::: Supplied data

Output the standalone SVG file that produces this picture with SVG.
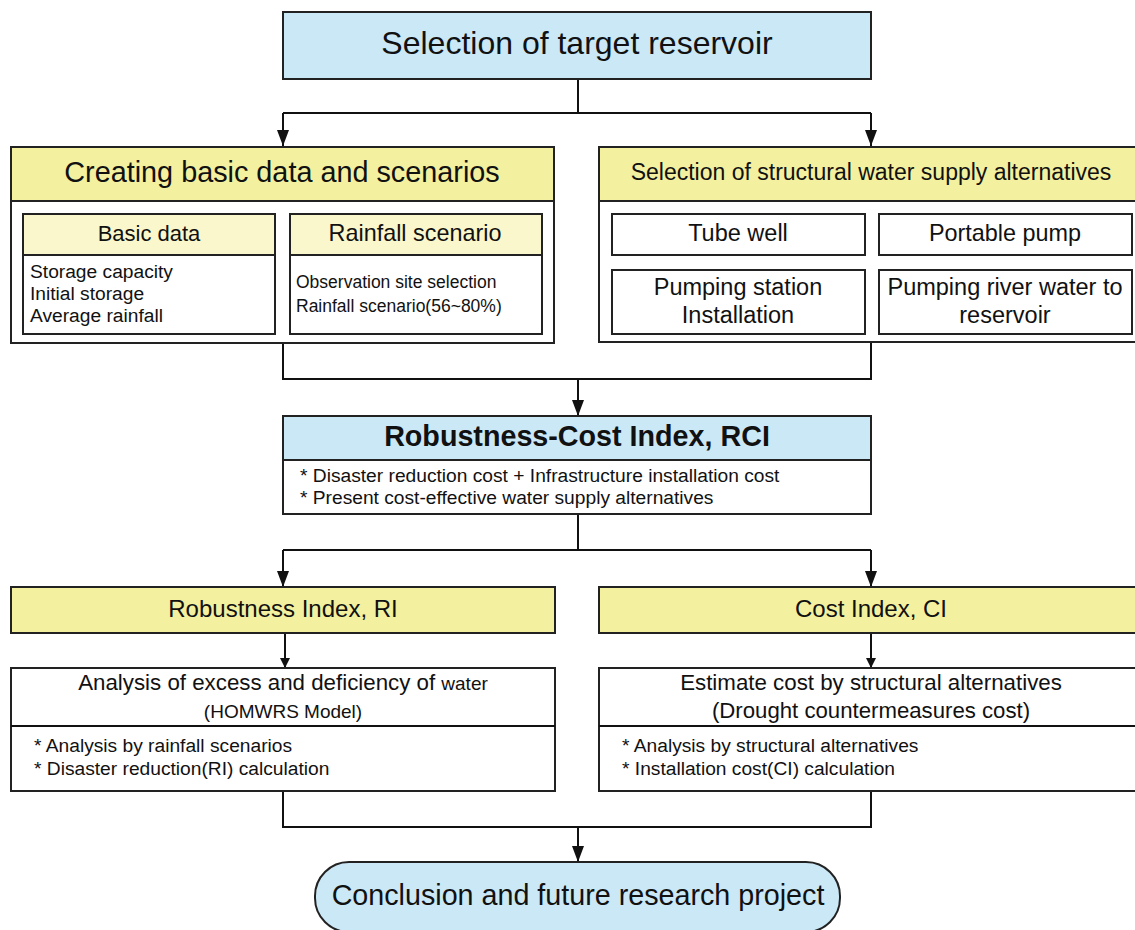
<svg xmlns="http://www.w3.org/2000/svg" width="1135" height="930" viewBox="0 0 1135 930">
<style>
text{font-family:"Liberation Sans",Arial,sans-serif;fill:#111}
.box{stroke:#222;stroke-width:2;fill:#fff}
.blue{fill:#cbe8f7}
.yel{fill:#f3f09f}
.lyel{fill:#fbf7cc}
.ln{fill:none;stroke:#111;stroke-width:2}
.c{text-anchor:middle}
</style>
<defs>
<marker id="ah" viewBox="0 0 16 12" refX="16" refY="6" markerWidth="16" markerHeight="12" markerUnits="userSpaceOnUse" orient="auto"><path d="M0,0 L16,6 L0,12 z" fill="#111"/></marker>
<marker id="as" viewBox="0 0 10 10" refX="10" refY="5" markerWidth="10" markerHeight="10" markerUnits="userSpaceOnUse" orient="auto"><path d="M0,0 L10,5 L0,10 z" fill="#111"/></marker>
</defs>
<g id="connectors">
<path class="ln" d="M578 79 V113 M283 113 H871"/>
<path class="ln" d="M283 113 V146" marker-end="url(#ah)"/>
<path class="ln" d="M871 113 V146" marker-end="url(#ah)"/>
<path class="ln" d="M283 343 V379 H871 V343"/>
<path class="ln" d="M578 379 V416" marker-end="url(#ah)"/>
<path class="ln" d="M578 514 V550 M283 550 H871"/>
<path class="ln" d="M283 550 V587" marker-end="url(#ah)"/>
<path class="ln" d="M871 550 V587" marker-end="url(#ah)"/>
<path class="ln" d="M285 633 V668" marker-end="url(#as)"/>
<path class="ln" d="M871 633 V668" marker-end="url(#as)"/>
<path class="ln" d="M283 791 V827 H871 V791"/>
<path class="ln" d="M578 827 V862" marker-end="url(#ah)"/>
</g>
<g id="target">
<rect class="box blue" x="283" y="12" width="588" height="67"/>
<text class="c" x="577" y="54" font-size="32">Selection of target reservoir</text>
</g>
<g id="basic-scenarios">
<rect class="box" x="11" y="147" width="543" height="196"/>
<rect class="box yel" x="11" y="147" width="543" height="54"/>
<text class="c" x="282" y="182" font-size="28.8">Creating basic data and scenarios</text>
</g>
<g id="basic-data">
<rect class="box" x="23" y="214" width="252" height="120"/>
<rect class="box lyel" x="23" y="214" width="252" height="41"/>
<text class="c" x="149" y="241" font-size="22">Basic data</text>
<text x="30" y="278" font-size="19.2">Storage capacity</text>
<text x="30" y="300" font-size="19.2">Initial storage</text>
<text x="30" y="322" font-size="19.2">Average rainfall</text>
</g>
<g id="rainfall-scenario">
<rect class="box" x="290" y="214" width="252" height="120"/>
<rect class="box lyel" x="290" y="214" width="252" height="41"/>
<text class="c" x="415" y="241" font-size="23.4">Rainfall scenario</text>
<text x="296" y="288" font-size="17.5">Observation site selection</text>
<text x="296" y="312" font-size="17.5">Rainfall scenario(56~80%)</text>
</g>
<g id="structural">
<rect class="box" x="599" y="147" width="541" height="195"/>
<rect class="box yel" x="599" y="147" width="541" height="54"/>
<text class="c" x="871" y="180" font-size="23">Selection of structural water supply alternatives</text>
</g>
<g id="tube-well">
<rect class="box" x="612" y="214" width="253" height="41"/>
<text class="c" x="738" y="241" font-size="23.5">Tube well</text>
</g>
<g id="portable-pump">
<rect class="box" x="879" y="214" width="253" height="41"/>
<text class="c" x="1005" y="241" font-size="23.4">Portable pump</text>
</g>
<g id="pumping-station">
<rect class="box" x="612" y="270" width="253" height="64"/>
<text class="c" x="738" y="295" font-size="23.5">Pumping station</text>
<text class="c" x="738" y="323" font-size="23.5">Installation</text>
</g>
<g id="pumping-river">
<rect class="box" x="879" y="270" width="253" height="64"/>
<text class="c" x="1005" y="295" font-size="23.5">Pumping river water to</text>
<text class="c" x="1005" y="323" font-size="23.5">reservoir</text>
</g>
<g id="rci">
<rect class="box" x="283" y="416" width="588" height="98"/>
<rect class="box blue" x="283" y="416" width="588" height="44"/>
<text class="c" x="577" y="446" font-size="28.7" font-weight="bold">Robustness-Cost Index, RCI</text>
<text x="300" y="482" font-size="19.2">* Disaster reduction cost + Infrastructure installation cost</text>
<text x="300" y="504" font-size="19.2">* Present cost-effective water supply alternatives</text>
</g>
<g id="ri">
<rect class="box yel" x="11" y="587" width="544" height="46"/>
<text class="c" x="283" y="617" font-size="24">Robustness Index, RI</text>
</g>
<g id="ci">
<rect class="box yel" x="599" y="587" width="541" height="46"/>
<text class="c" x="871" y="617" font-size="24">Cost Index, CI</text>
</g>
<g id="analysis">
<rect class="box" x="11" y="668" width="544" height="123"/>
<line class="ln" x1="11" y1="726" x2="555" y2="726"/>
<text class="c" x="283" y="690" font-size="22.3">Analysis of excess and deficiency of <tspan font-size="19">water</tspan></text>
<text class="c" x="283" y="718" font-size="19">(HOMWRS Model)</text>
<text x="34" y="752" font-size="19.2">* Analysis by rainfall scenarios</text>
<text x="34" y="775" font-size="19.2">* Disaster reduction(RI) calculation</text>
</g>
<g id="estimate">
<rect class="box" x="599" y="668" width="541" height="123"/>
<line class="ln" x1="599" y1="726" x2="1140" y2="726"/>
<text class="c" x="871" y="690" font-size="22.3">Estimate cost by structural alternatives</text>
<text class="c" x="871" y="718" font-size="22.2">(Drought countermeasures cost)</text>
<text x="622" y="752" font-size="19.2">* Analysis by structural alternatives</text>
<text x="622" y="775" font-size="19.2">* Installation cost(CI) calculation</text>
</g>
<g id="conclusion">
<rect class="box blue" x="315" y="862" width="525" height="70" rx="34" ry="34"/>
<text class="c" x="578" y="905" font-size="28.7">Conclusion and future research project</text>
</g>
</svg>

::::::

Your objective
Leaving the pictures aside, transcribe the entire listing exactly.

Answer for the task
Output the standalone SVG file that produces this picture with SVG.
<svg xmlns="http://www.w3.org/2000/svg" width="1135" height="930" viewBox="0 0 1135 930">
<style>
text{font-family:"Liberation Sans",Arial,sans-serif;fill:#111}
.box{stroke:#222;stroke-width:2;fill:#fff}
.blue{fill:#cbe8f7}
.yel{fill:#f3f09f}
.lyel{fill:#fbf7cc}
.ln{fill:none;stroke:#111;stroke-width:2}
.c{text-anchor:middle}
</style>
<defs>
<marker id="ah" viewBox="0 0 16 12" refX="16" refY="6" markerWidth="16" markerHeight="12" markerUnits="userSpaceOnUse" orient="auto"><path d="M0,0 L16,6 L0,12 z" fill="#111"/></marker>
<marker id="as" viewBox="0 0 10 10" refX="10" refY="5" markerWidth="10" markerHeight="10" markerUnits="userSpaceOnUse" orient="auto"><path d="M0,0 L10,5 L0,10 z" fill="#111"/></marker>
</defs>
<g id="connectors">
<path class="ln" d="M578 79 V113 M283 113 H871"/>
<path class="ln" d="M283 113 V146" marker-end="url(#ah)"/>
<path class="ln" d="M871 113 V146" marker-end="url(#ah)"/>
<path class="ln" d="M283 343 V379 H871 V343"/>
<path class="ln" d="M578 379 V416" marker-end="url(#ah)"/>
<path class="ln" d="M578 514 V550 M283 550 H871"/>
<path class="ln" d="M283 550 V587" marker-end="url(#ah)"/>
<path class="ln" d="M871 550 V587" marker-end="url(#ah)"/>
<path class="ln" d="M285 633 V668" marker-end="url(#as)"/>
<path class="ln" d="M871 633 V668" marker-end="url(#as)"/>
<path class="ln" d="M283 791 V827 H871 V791"/>
<path class="ln" d="M578 827 V862" marker-end="url(#ah)"/>
</g>
<g id="target">
<rect class="box blue" x="283" y="12" width="588" height="67"/>
<text class="c" x="577" y="54" font-size="32">Selection of target reservoir</text>
</g>
<g id="basic-scenarios">
<rect class="box" x="11" y="147" width="543" height="196"/>
<rect class="box yel" x="11" y="147" width="543" height="54"/>
<text class="c" x="282" y="182" font-size="28.8">Creating basic data and scenarios</text>
</g>
<g id="basic-data">
<rect class="box" x="23" y="214" width="252" height="120"/>
<rect class="box lyel" x="23" y="214" width="252" height="41"/>
<text class="c" x="149" y="241" font-size="22">Basic data</text>
<text x="30" y="278" font-size="19.2">Storage capacity</text>
<text x="30" y="300" font-size="19.2">Initial storage</text>
<text x="30" y="322" font-size="19.2">Average rainfall</text>
</g>
<g id="rainfall-scenario">
<rect class="box" x="290" y="214" width="252" height="120"/>
<rect class="box lyel" x="290" y="214" width="252" height="41"/>
<text class="c" x="415" y="241" font-size="23.4">Rainfall scenario</text>
<text x="296" y="288" font-size="17.5">Observation site selection</text>
<text x="296" y="312" font-size="17.5">Rainfall scenario(56~80%)</text>
</g>
<g id="structural">
<rect class="box" x="599" y="147" width="541" height="195"/>
<rect class="box yel" x="599" y="147" width="541" height="54"/>
<text class="c" x="871" y="180" font-size="23">Selection of structural water supply alternatives</text>
</g>
<g id="tube-well">
<rect class="box" x="612" y="214" width="253" height="41"/>
<text class="c" x="738" y="241" font-size="23.5">Tube well</text>
</g>
<g id="portable-pump">
<rect class="box" x="879" y="214" width="253" height="41"/>
<text class="c" x="1005" y="241" font-size="23.4">Portable pump</text>
</g>
<g id="pumping-station">
<rect class="box" x="612" y="270" width="253" height="64"/>
<text class="c" x="738" y="295" font-size="23.5">Pumping station</text>
<text class="c" x="738" y="323" font-size="23.5">Installation</text>
</g>
<g id="pumping-river">
<rect class="box" x="879" y="270" width="253" height="64"/>
<text class="c" x="1005" y="295" font-size="23.5">Pumping river water to</text>
<text class="c" x="1005" y="323" font-size="23.5">reservoir</text>
</g>
<g id="rci">
<rect class="box" x="283" y="416" width="588" height="98"/>
<rect class="box blue" x="283" y="416" width="588" height="44"/>
<text class="c" x="577" y="446" font-size="28.7" font-weight="bold">Robustness-Cost Index, RCI</text>
<text x="300" y="482" font-size="19.2">* Disaster reduction cost + Infrastructure installation cost</text>
<text x="300" y="504" font-size="19.2">* Present cost-effective water supply alternatives</text>
</g>
<g id="ri">
<rect class="box yel" x="11" y="587" width="544" height="46"/>
<text class="c" x="283" y="617" font-size="24">Robustness Index, RI</text>
</g>
<g id="ci">
<rect class="box yel" x="599" y="587" width="541" height="46"/>
<text class="c" x="871" y="617" font-size="24">Cost Index, CI</text>
</g>
<g id="analysis">
<rect class="box" x="11" y="668" width="544" height="123"/>
<line class="ln" x1="11" y1="726" x2="555" y2="726"/>
<text class="c" x="283" y="690" font-size="22.3">Analysis of excess and deficiency of <tspan font-size="19">water</tspan></text>
<text class="c" x="283" y="718" font-size="19">(HOMWRS Model)</text>
<text x="34" y="752" font-size="19.2">* Analysis by rainfall scenarios</text>
<text x="34" y="775" font-size="19.2">* Disaster reduction(RI) calculation</text>
</g>
<g id="estimate">
<rect class="box" x="599" y="668" width="541" height="123"/>
<line class="ln" x1="599" y1="726" x2="1140" y2="726"/>
<text class="c" x="871" y="690" font-size="22.3">Estimate cost by structural alternatives</text>
<text class="c" x="871" y="718" font-size="22.2">(Drought countermeasures cost)</text>
<text x="622" y="752" font-size="19.2">* Analysis by structural alternatives</text>
<text x="622" y="775" font-size="19.2">* Installation cost(CI) calculation</text>
</g>
<g id="conclusion">
<rect class="box blue" x="315" y="862" width="525" height="70" rx="34" ry="34"/>
<text class="c" x="578" y="905" font-size="28.7">Conclusion and future research project</text>
</g>
</svg>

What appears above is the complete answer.